The Cuban Missile Crisis 60 Years Ago, Ukraine Today: What, if Anything, Have we Learned?

The article linked above claims “The lessons of the Cuban missile crisis are more fitting for a Russian leader who realizes his mistake and wants peace,” and that’s most certainly not Russian President Vladimir Putin. That in this case, today, “there’s not much room here for face-saving compromises.”

Putin warned recently in a public speech that should Western forces endanger the “integrity” of Russian territory — which, as Putin defines it, may now include the four regions of Ukraine that he illegally annexed — “we will certainly use all the means at our disposal.” He added, “This is not a bluff.”

In response, President Biden warned that Mr. Putin’s threats could devolve into a nuclear conflict, saying: “We have not faced the prospect of Armageddon since Kennedy and the Cuban missile crisis.”

The cuban missile crisis was resolved with willpower, diplomacy, negotiations, and compromise.

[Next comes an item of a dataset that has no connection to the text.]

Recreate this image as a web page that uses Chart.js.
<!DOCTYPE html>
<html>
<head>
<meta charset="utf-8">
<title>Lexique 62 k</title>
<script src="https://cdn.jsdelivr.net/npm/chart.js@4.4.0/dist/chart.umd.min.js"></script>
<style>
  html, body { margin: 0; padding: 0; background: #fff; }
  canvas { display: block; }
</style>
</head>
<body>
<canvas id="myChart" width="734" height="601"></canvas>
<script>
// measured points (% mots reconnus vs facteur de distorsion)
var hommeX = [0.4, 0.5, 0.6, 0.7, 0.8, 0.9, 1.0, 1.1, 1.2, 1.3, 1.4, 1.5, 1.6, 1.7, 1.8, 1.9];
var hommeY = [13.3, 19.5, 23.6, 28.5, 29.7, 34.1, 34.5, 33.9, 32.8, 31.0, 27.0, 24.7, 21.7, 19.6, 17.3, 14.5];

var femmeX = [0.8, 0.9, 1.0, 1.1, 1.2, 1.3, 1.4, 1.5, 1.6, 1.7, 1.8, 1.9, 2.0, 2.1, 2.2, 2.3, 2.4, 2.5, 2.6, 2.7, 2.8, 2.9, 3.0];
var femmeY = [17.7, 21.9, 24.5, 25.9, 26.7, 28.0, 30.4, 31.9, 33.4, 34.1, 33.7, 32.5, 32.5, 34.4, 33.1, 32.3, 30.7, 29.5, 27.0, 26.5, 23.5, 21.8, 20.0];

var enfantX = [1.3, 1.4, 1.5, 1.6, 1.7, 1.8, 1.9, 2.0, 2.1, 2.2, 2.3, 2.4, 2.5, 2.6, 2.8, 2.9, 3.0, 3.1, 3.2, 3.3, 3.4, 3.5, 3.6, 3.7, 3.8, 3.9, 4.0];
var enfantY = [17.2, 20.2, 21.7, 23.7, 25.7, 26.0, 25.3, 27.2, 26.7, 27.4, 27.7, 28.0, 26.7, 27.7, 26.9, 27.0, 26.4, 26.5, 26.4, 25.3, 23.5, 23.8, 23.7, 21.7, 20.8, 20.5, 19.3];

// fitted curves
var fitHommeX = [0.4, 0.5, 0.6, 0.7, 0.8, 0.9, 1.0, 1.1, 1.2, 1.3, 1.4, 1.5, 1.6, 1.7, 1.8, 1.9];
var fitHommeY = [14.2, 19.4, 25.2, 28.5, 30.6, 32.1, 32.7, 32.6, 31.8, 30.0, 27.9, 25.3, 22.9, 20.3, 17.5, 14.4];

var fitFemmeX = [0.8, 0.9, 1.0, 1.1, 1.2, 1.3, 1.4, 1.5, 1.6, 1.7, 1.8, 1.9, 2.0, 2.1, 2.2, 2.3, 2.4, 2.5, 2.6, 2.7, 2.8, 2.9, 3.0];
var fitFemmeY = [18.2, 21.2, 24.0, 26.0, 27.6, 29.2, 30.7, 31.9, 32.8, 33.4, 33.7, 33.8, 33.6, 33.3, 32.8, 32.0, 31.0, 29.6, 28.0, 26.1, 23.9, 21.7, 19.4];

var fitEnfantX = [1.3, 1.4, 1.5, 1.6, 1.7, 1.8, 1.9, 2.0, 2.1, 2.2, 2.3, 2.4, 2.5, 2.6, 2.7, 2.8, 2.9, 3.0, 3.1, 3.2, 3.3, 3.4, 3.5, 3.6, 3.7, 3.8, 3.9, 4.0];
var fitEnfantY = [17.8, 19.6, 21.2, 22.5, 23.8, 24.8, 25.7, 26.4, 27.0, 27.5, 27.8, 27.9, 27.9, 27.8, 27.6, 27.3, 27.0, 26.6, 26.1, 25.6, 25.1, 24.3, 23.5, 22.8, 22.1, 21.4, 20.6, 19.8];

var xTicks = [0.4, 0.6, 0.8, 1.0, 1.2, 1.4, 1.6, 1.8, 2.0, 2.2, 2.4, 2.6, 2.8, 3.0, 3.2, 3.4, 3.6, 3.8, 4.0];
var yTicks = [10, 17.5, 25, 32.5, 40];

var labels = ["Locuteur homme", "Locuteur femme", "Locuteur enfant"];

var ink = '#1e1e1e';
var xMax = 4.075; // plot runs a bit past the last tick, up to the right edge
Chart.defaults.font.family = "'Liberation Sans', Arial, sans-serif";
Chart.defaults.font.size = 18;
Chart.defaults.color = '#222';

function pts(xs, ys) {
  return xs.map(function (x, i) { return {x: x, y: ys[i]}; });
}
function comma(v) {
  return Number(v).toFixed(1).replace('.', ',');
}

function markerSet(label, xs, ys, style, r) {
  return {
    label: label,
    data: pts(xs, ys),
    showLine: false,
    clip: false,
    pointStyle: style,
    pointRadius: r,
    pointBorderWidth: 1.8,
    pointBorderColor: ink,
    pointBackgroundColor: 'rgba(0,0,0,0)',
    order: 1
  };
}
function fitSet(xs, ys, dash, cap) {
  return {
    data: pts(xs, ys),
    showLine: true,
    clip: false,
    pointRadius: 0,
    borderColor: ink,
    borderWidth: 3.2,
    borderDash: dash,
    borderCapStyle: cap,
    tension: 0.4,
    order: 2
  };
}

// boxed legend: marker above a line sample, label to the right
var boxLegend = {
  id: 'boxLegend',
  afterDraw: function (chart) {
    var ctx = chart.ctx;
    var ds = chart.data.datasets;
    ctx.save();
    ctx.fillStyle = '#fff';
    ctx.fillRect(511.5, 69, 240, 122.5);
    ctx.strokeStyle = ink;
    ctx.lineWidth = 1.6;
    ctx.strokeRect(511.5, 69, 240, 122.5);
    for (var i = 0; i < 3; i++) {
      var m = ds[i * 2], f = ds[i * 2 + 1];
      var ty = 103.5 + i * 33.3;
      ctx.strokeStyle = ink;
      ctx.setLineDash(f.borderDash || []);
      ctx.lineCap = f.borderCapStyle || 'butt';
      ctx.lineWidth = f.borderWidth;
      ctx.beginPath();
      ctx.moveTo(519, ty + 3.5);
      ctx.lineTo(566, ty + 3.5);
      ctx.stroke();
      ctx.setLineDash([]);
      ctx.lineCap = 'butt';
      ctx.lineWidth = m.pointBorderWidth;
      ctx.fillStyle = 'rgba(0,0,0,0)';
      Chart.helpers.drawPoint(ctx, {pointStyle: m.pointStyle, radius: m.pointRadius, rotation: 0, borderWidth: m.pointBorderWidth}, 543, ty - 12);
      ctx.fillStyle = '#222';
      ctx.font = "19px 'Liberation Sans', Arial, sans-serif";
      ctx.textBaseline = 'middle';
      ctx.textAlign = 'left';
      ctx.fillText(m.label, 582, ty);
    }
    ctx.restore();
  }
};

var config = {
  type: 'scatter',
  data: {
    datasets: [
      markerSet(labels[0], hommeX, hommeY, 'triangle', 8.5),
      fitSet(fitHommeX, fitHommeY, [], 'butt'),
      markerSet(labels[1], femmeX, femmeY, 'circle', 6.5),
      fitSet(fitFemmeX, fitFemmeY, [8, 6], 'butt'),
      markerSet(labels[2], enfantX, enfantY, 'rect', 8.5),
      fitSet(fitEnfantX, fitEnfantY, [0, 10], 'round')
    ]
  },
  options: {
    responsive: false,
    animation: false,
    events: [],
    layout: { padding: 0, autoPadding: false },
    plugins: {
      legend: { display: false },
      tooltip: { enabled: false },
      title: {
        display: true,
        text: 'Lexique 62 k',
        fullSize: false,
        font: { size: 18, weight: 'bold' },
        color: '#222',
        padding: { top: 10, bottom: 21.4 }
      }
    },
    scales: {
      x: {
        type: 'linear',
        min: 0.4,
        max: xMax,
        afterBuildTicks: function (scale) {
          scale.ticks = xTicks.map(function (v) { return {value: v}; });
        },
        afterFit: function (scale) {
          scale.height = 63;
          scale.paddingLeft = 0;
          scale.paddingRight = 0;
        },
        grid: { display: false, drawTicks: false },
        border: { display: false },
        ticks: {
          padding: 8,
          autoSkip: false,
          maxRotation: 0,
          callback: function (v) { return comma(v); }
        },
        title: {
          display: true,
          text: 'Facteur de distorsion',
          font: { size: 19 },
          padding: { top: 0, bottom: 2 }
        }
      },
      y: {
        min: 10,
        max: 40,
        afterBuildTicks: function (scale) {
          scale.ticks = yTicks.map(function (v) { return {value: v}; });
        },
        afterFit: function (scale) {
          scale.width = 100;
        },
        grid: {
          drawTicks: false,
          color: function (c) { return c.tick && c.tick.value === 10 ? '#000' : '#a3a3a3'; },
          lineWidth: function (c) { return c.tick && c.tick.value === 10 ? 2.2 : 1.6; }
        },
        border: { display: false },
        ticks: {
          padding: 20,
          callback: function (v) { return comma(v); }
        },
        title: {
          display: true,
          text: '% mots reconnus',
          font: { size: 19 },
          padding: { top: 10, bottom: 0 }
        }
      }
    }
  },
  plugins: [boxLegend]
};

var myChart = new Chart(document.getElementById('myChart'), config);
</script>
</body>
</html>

“But that fact became the biggest secret of this near-catastrophic episode.”

To avoid nuclear war, Kennedy had secretly adopted sage advice to pull U.S. nuclear missiles from Turkey in exchange for the withdrawal of Soviet missiles from Cuba. “To guard that secret, the White House spun the narrative that the Soviets had retreated in the face of the Kennedy administration’s steely resolve.

The opening line in the Saturday Evening Post story, attributed to Rusk—“We’re eyeball to eyeball, and I think the other fellow just blinked”—immediately became the iconic summary of how the crisis concluded. As missile crisis historian Sheldon Stern observed, the article “squared perfectly with the emerging administration cover story that the president had rejected a Cuba-Turkey missile trade and had forced the Soviets to back down.”

In distorting history by adopting this secret fiction as truth, the White House further distanced itself from the reality of how nuclear war was avoided and the crisis ended.”

In moving forward, is evasion and dissimulation the answer? Is clandestineness the lesson for the future we should have learned by now? As Russia and the World proceed up an escalatory ladder, mistakes become increasingly likely — as the Cuban missile crisis made clear.

“In a conventional war, it is possible for political leaders to make significant mistakes and for the human race to survive, battered but intact. In a nuclear standoff, even a minor misunderstanding or miscommunication can have catastrophic consequences.”

Communication, especially private communication, between leaders of nuclear-armed states, is the necessity.

“Prior to the missile crisis, Kennedy and Khrushchev developed a back channel in which they exchanged private letters. During the crisis, U.S. Attorney General Robert Kennedy communicated secret messages from his brother the president to Khrushchev through the Soviet ambassador in Washington, Anatoly Dobrynin, including the terms of a secret deal that led to peaceful resolution of the crisis.

Six decades on, the Cuban missile crisis remains a pivotal moment in arms control. Given the nightmare that could have been, the world can be grateful for generations of effort that literally bent this arc of history. Yet, given the pressures for further proliferation of nuclear weapons resulting from the lessons leaders are now drawing from Russia’s war against Ukraine, as well as the U.S. invasion of Iraq in 2003 and the toppling of Libyan leader Moammar Gaddafi in 2011, sustaining this success will require another burst of strategic imagination and relentless effort in the decades ahead.”